SET PROBLEM: Pictures stay out of this copy, which runs from the first line of the material through the line containing "cx, cy, r = 300, 375, 212".

%%

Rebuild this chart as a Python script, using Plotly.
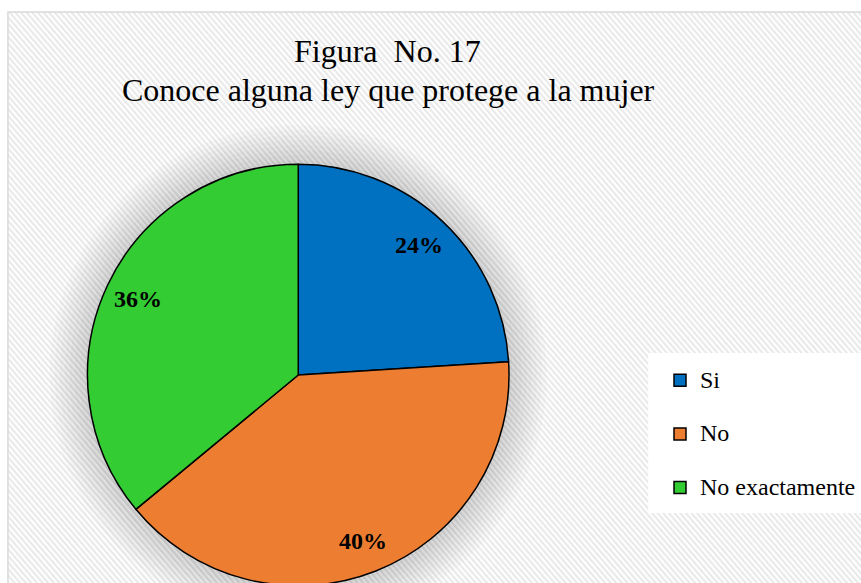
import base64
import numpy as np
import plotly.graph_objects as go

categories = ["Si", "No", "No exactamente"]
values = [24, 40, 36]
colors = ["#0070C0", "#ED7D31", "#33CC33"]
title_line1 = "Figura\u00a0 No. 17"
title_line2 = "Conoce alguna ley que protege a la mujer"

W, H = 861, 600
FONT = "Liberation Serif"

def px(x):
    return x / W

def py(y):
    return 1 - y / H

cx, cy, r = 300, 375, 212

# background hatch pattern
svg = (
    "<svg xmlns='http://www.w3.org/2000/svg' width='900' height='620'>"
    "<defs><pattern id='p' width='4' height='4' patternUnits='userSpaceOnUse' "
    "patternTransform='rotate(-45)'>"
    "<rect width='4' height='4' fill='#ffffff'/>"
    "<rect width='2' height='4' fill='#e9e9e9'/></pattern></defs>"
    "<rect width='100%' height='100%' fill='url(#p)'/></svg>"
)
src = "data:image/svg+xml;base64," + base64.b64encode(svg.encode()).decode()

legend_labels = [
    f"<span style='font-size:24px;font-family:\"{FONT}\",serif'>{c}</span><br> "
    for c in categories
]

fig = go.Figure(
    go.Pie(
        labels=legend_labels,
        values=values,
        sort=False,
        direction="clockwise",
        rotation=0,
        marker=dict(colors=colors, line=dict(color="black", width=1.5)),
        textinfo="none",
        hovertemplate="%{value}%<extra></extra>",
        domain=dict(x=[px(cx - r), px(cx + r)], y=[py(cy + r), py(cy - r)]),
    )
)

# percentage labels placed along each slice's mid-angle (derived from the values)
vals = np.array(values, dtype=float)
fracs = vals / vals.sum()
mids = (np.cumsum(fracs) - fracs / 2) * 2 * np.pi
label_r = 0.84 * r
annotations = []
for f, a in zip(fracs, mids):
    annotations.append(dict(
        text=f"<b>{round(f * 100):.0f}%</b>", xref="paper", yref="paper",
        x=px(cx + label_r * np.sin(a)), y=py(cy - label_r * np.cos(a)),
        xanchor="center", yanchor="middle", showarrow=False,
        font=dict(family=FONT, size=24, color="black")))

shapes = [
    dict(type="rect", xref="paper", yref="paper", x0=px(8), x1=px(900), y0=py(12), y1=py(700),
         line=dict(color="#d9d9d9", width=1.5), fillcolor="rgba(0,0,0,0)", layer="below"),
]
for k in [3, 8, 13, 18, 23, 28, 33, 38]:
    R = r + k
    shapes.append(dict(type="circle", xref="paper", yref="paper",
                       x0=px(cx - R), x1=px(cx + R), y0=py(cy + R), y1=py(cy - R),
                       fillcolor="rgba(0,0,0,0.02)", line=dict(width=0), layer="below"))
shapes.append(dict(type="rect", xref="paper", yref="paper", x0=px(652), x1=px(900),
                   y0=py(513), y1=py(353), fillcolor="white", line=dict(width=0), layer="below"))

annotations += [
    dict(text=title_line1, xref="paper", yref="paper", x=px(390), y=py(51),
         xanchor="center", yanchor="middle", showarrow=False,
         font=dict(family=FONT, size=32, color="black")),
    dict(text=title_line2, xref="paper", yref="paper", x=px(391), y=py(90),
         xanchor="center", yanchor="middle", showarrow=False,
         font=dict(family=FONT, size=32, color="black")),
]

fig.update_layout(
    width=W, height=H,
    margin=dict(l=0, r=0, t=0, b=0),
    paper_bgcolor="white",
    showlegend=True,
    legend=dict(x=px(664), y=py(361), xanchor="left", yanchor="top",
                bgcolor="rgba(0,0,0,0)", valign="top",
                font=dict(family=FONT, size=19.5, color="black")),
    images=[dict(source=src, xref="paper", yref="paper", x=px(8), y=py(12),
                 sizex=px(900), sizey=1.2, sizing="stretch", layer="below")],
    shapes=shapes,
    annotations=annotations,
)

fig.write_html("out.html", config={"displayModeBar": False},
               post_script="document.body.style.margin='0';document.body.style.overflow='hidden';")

%%

COMPLETE ANSWER:
Rebuild this chart as a Python script, using Plotly.
import base64
import numpy as np
import plotly.graph_objects as go

categories = ["Si", "No", "No exactamente"]
values = [24, 40, 36]
colors = ["#0070C0", "#ED7D31", "#33CC33"]
title_line1 = "Figura\u00a0 No. 17"
title_line2 = "Conoce alguna ley que protege a la mujer"

W, H = 861, 600
FONT = "Liberation Serif"

def px(x):
    return x / W

def py(y):
    return 1 - y / H

cx, cy, r = 300, 375, 212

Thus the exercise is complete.